Completamente. Yo busco a mis personajes para expresarme a través de ellos. A partir de ahí lo que hago es conferirles una carnalidad, un carácter orgánico que consiga hacerlos creíbles y cercanos al lector porque, si carecen de humanidad, difícilmente podrá el lector acompañarles en su camino. Y luego, a la hora de conferir una voz a mis personajes que conecte su experiencia con la de los lectores, yo siempre parto de una máxima: «para ser contemporáneo hay que ser arcaico». Es decir, debemos de asumir que el camino que estamos andando ya lo recorrieron otros antes.

¿No cree que ese vínculo con el pasado se está perdiendo, que cada día vivimos más en la inmediatez?
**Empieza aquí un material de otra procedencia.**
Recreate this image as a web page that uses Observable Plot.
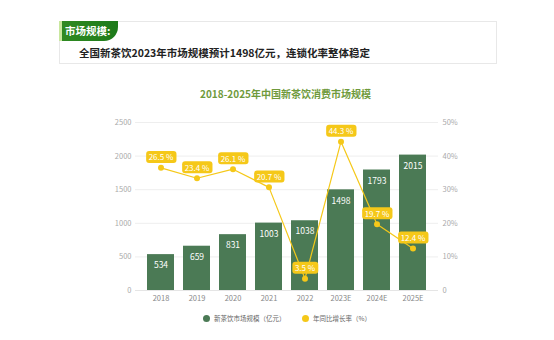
<!DOCTYPE html>
<html><head><meta charset="utf-8">
<script src="https://cdn.jsdelivr.net/npm/d3@7"></script>
<script src="https://cdn.jsdelivr.net/npm/@observablehq/plot@0.6"></script>
<style>
body{margin:0;background:#fff;font-family:"Noto Sans CJK SC","Noto Sans",sans-serif;}
#wrap{position:relative;width:554px;height:340px;overflow:hidden;}
#box{position:absolute;left:59px;top:21px;width:438px;height:43px;border:1px solid #e8e8e8;box-sizing:border-box;}
#tag{position:absolute;left:59px;top:21px;width:59px;height:20px;background:linear-gradient(90deg,#c9e79e 0,#c9e79e 3px,#2f8a22 3px,#1d7a1a 100%);border-bottom-right-radius:14px;color:#fff;font-weight:bold;font-size:10.5px;line-height:20px;padding-left:6px;box-sizing:border-box;}
#sub{position:absolute;left:79px;top:45px;font-size:10.5px;font-weight:bold;color:#222;white-space:nowrap;}
#title{position:absolute;left:0;width:571px;top:86px;text-align:center;font-size:10px;font-weight:bold;color:#6f9a3c;}
#chart{position:absolute;left:0;top:110px;}
#legend{position:absolute;top:313px;left:0;width:554px;font-size:6.5px;color:#666;}
.li{position:absolute;top:0;white-space:nowrap;line-height:10px;}
.dot{display:inline-block;width:7px;height:7px;border-radius:50%;vertical-align:-1px;margin-right:4px;}
</style></head>
<body><div id="wrap">
<div id="box"></div>
<div id="tag">市场规模:</div>
<div id="sub">全国新茶饮2023年市场规模预计1498亿元，连锁化率整体稳定</div>
<div id="title">2018-2025年中国新茶饮消费市场规模</div>
<div id="chart"></div>
<div id="legend">
<div class="li" style="left:203px"><span class="dot" style="background:#4b7a55"></span>新茶饮市场规模（亿元）</div>
<div class="li" style="left:302px"><span class="dot" style="background:#f5c819"></span>年同比增长率（%）</div>
</div>
</div>
<script>
const years = ["2018","2019","2020","2021","2022","2023E","2024E","2025E"];
const marketSize = [534,659,831,1003,1038,1498,1793,2015];
const growthPlotted = [36.5,33.4,36.1,30.7,3.5,44.3,19.7,12.5];
const growthLabels = ["26.5 %","23.4 %","26.1 %","20.7 %","3.5 %","44.3 %","19.7 %","12.4 %"];
const leftTicks = [0,500,1000,1500,2000,2500];
const rightTickLabels = ["0","10%","20%","30%","40%","50%"];

const green = "#4b7a55", yellow = "#f5c819";
const bars = years.map((y,i)=>({year:y, size:marketSize[i]}));
const pts = years.map((y,i)=>({year:y, v:growthPlotted[i]*50, label:growthLabels[i]}));

const chart = Plot.plot({
  width:554, height:200,
  marginLeft:135, marginRight:116, marginTop:12, marginBottom:20,
  style:{fontFamily:"'Noto Sans CJK SC','Noto Sans',sans-serif", fontSize:"7.5px", color:"#999", background:"transparent"},
  x:{domain:years, padding:0.24, label:null},
  y:{domain:[0,2500], label:null},
  marks:[
    Plot.gridY(leftTicks,{stroke:"#eee", strokeOpacity:1}),
    Plot.axisY(leftTicks,{anchor:"left", tickSize:0, tickPadding:4, fill:"#aaa", label:null, tickFormat:d=>String(d)}),
    Plot.axisY(leftTicks,{anchor:"right", tickSize:0, tickPadding:4, fill:"#aaa", label:null, tickFormat:(d,i)=>rightTickLabels[leftTicks.indexOf(d)]}),
    Plot.axisX({tickSize:0, tickPadding:5, fill:"#888", label:null}),
    Plot.ruleY([0],{stroke:"#e5e5e5"}),
    Plot.barY(bars,{x:"year", y:"size", fill:green}),
    Plot.text(bars,{x:"year", y:"size", text:d=>String(d.size), fill:"#fff", dy:11, fontSize:8.5}),
    Plot.line(pts,{x:"year", y:"v", stroke:yellow, strokeWidth:1.2}),
    Plot.dot(pts,{x:"year", y:"v", r:3, fill:yellow}),
    Plot.text(pts,{x:"year", y:"v", text:"label", dy:-10, fill:"#fff", fontSize:8})
  ]
});
document.getElementById("chart").appendChild(chart);
// rounded yellow boxes behind the growth labels
const labelSet = new Set(growthLabels);
chart.querySelectorAll("text").forEach(t=>{
  if (!labelSet.has(t.textContent)) return;
  let b;
  try { b = t.getBBox(); } catch(e) { return; }
  const r = document.createElementNS("http://www.w3.org/2000/svg","rect");
  r.setAttribute("x", b.x-2.5); r.setAttribute("y", b.y-0.5);
  r.setAttribute("width", b.width+5); r.setAttribute("height", b.height+1);
  r.setAttribute("rx", 3); r.setAttribute("fill", yellow);
  const tr = t.getAttribute("transform"); if (tr) r.setAttribute("transform", tr);
  t.parentNode.insertBefore(r, t);
});
</script>
</body></html>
Desgraciadamente es así. Pero eso se debe a una falla en la educación que nos hace ignorar a quién debemos aquello que tenemos. Incluso dentro de los ambientes literarios cada vez resulta más complicado encontrar escritores con formación clásica. Si no conoces la Historia de la humanidad no sabes nada y aceptas, sin ponerlo en discusión, todo lo que te pasa. Vivimos en la fantasía de que todo el saber lo tenemos a un clic y somos incapaces de tener paciencia para conocer en profundidad otros escenarios alejados de nuestra realidad inmediata.

¿Esa falta de conexión con el propio pasado, con la Historia, nos hace más susceptibles de ser manipulados?

Indiscutiblemente. Hoy en día todo es tan pasajero, tan volátil, que cuando despiertas por la mañana te has olvidado de todo lo que aprendiste la noche anterior y para crear pensamiento la materia prima es toda aquella información, todo aquel conocimiento, que has sido capaz de acumular a lo largo de tu vida. Pero, por desgracia, únicamente tendemos a utilizar una parte insignificante de esa información y eso nos hace más vulnerables.